Guilfoyle’s rifle case was resting along the back seat. Time to pay another visit to Deckart and Willets.
Thirty-Eight
It didn’t take much more than five minutes to drive up to where the streets were sparse, and the residential housing gave way once more to the Alaskan rainforest. I spotted the gravel driveway leading up to the house where I had first met Deckart and Willets. But this time I wasn’t going to come in the same way. I drove around slowly until I found a parallel street that was higher up the hill. I parked the Land Cruiser in a secluded spot.
I stood outside the truck and leaned into the back seat. The long gun case unzipped and I was able to look at it in the weak yellow ceiling light. The 700 is a famous gun, like some kind of gold standard for a rifle. It comes in all kinds of flavors, but Guilfoyle had chosen a classic model in glossy wood, with an olive canvas strap. He hadn’t skimped on the scope. I pulled a handful of rounds from the cardboard box, let them fall into my left jacket pocket. They didn’t quite balance out the reassuring weight of the Glock in my right pocket.
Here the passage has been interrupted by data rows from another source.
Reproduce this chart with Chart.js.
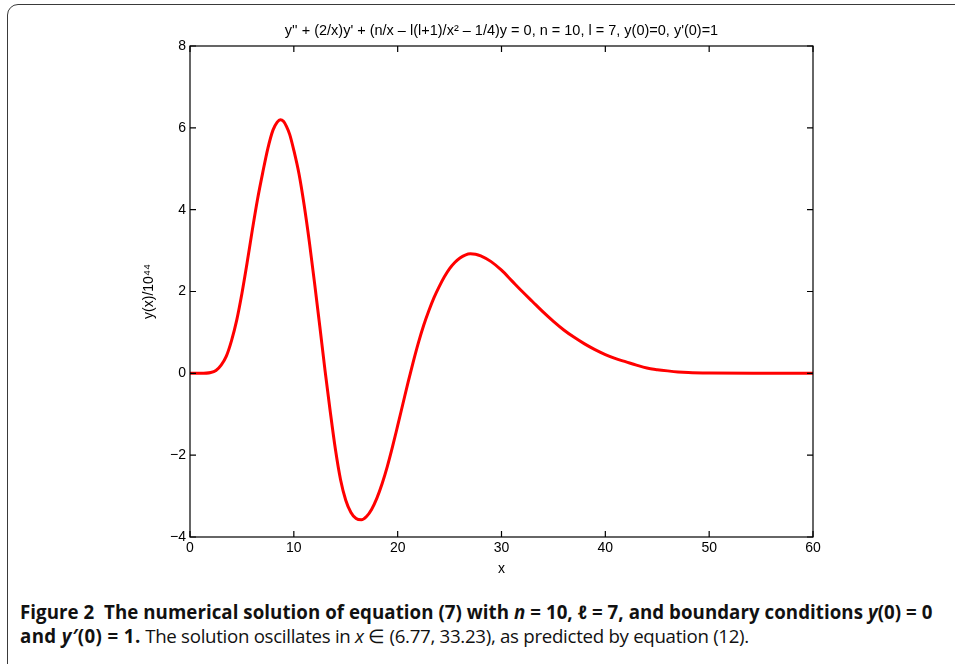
<!DOCTYPE html>
<html>
<head>
<meta charset="utf-8">
<script src="https://cdn.jsdelivr.net/npm/chart.js@4.4.1/dist/chart.umd.min.js"></script>
<style>
  html, body { margin: 0; padding: 0; background: #fff; width: 955px; height: 664px; overflow: hidden; position: relative; }
  #frame {
    position: absolute; left: 7px; top: 4px; width: 980px; height: 680px;
    border: 1.5px solid #3a3a3a; border-radius: 11px; box-sizing: border-box;
  }
  #wrap { position: absolute; left: 0; top: 0; width: 955px; height: 585px; }
  #caption {
    position: absolute; left: 20px; top: 600px; width: 935px; white-space: nowrap;
    font-family: "Open Sans", "Noto Sans", sans-serif; font-size: 18.7px; line-height: 24px;
    color: #111; letter-spacing: 0;
  }
  #caption b { font-weight: 700; letter-spacing: 0.05px; }
  #caption .rest { letter-spacing: -0.3px; }
</style>
</head>
<body>
<div id="frame"></div>
<div id="wrap"><canvas id="chart"></canvas></div>
<div id="caption"><b>Figure 2&nbsp; The numerical solution of equation (7) with <i>n</i> = 10, <i>ℓ</i> = 7, and boundary conditions <i>y</i>(0) = 0<br><span style="letter-spacing:0.4px">and <i>y′</i>(0) = 1.</span></b><span class="rest"> The solution oscillates in <i>x</i> ∈ (6.77, 33.23), as predicted by equation (12).</span></div>
<script>
const xValues = [0, 1, 2, 2.5, 3, 3.5, 4, 4.5, 5, 5.5, 6, 6.5, 7, 7.5, 8, 8.4, 8.7, 9.0, 9.3, 9.6, 10, 10.5, 11,
    11.5, 12, 12.5, 13, 13.5, 14, 14.5, 15, 15.5, 16, 16.5, 17, 17.5, 18, 18.5, 19, 19.5, 20,
    20.5, 21, 21.5, 22, 22.5, 23, 23.5, 24, 24.5, 25, 25.5, 26, 26.5, 27, 27.5, 28, 29, 30, 31, 32, 33, 34, 35, 36, 37, 38, 39, 40,
    41, 42, 43, 44, 45, 46, 47, 48, 50, 55, 60];
const yValues = [0, 0, 0.02, 0.07, 0.2, 0.42, 0.8, 1.3, 1.95, 2.7, 3.5, 4.25, 4.9, 5.5, 5.95, 6.14, 6.2, 6.16, 6.03, 5.84, 5.45, 4.87, 4.1,
    3.2, 2.2, 1.15, 0.08, -0.92, -1.85, -2.6, -3.1, -3.4, -3.55, -3.58, -3.5, -3.32, -3.05, -2.7, -2.28, -1.8, -1.28,
    -0.75, -0.22, 0.28, 0.75, 1.17, 1.53, 1.85, 2.12, 2.36, 2.56, 2.71, 2.82, 2.89, 2.92, 2.91, 2.87, 2.73, 2.52, 2.26, 2.0, 1.75, 1.5, 1.27, 1.06, 0.88, 0.72, 0.58, 0.46,
    0.36, 0.28, 0.2, 0.13, 0.09, 0.06, 0.035, 0.02, 0.008, 0.001, 0];
const xTicks = [0, 10, 20, 30, 40, 50, 60];
const yTicks = [-4, -2, 0, 2, 4, 6, 8];
const chartTitle = "y'' + (2/x)y' + (n/x \u2013 l(l+1)/x\u00B2 \u2013 1/4)y = 0, n = 10, l = 7, y(0)=0, y'(0)=1";
const yLabel = 'y(x)/10\u2074\u2074';
const xLabel = 'x';

const points = xValues.map((x, i) => ({ x: x, y: yValues[i] }));
const font = { family: '"Liberation Sans", Arial, sans-serif', size: 14, weight: 'normal' };
const titleFont = { family: '"Liberation Sans", Arial, sans-serif', size: 14.5, weight: 'normal' };

// box around the plot plus inward ticks on all four sides
const boxPlugin = {
    id: 'box',
    afterDraw(chart) {
        const c = chart.ctx, a = chart.chartArea;
        const xs = chart.scales.x, ys = chart.scales.y;
        c.save();
        c.strokeStyle = '#000';
        c.lineWidth = 1.2;
        c.strokeRect(a.left, a.top, a.right - a.left, a.bottom - a.top);
        c.beginPath();
        xTicks.forEach(v => {
            const p = xs.getPixelForValue(v);
            c.moveTo(p, a.bottom); c.lineTo(p, a.bottom - 6);
            c.moveTo(p, a.top); c.lineTo(p, a.top + 6);
        });
        yTicks.forEach(v => {
            const p = ys.getPixelForValue(v);
            c.moveTo(a.left, p); c.lineTo(a.left + 6, p);
            c.moveTo(a.right, p); c.lineTo(a.right - 6, p);
        });
        c.stroke();
        c.restore();
    }
};

new Chart(document.getElementById('chart').getContext('2d'), {
    type: 'scatter',
    data: {
        datasets: [{
            data: points,
            showLine: true,
            borderColor: '#ff0000',
            borderWidth: 3,
            pointRadius: 0,
            cubicInterpolationMode: 'monotone'
        }]
    },
    options: {
        responsive: true,
        maintainAspectRatio: false,
        animation: false,
        layout: { padding: { left: 141, right: 142, top: 0, bottom: 7 } },
        plugins: {
            legend: { display: false },
            tooltip: { enabled: false },
            title: {
                display: true,
                fullSize: false,
                text: chartTitle,
                color: '#000',
                font: titleFont,
                padding: { top: 22, bottom: 6.6 }
            }
        },
        scales: {
            x: {
                type: 'linear',
                min: 0, max: 60,
                afterBuildTicks: s => { s.ticks = xTicks.map(v => ({ value: v })); },
                afterFit: s => { s.height = 41; },
                grid: { display: false, drawTicks: false },
                border: { display: false },
                ticks: { color: '#000', font: font, padding: 3, maxRotation: 0 },
                title: { display: true, text: xLabel, color: '#000', font: font, padding: { top: 0, bottom: 0 } }
            },
            y: {
                type: 'linear',
                min: -4, max: 8,
                afterBuildTicks: s => { s.ticks = yTicks.map(v => ({ value: v })); },
                afterFit: s => { s.width = 49; },
                grid: { display: false, drawTicks: false },
                border: { display: false },
                ticks: {
                    color: '#000', font: font, padding: 4,
                    callback: v => String(v).replace('-', '\u2212')
                },
                title: { display: true, text: yLabel, color: '#000', font: font, padding: { top: 0, bottom: 0 } }
            }
        }
    },
    plugins: [boxPlugin]
});
</script>
</body>
</html>
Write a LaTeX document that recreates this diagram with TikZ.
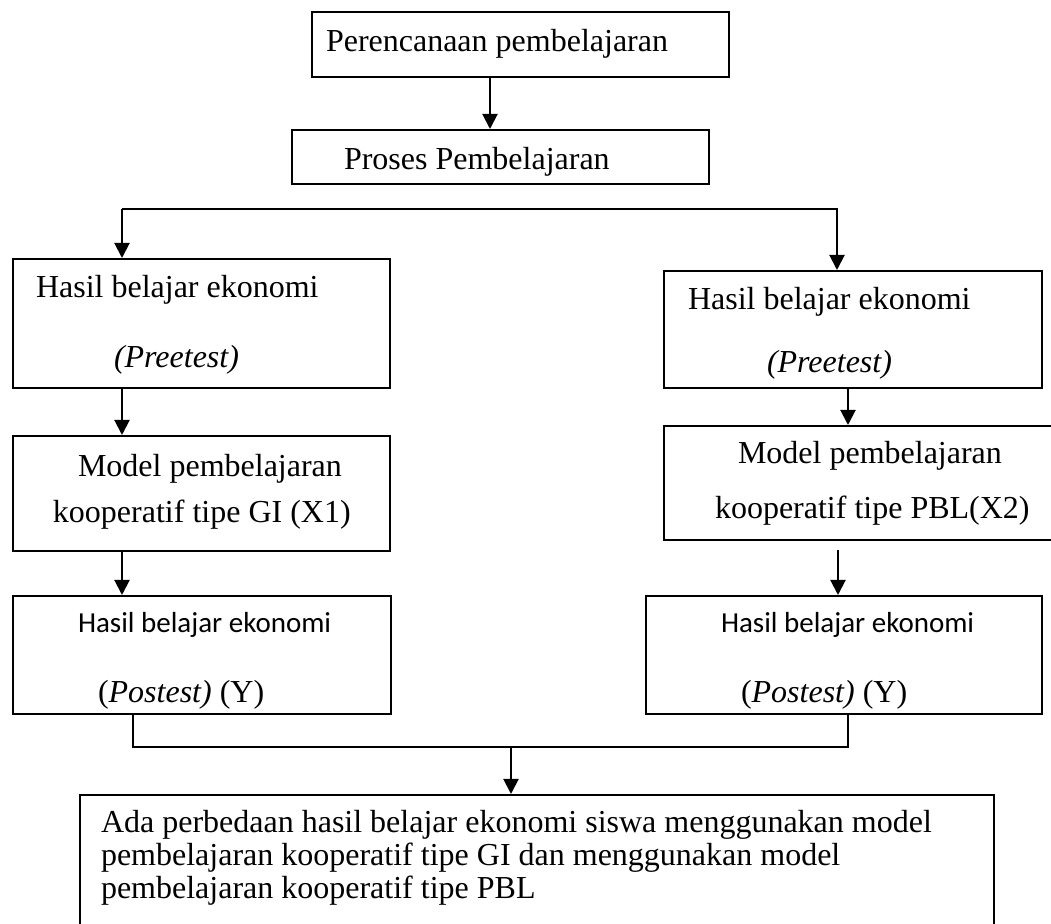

I slipped into the woods with the Remington over my shoulder. It took maybe ten minutes to get to a good spot above the house, about four hundred yards off. Even so, I had to climb into the lower branches of a big spruce tree. Because of the incline, the perch gave me a good view of the house at a three-quarter angle. Two sides of the building presented themselves to me. Once I was nestled up there and relatively comfortable, I raised the gun and uncapped the scope.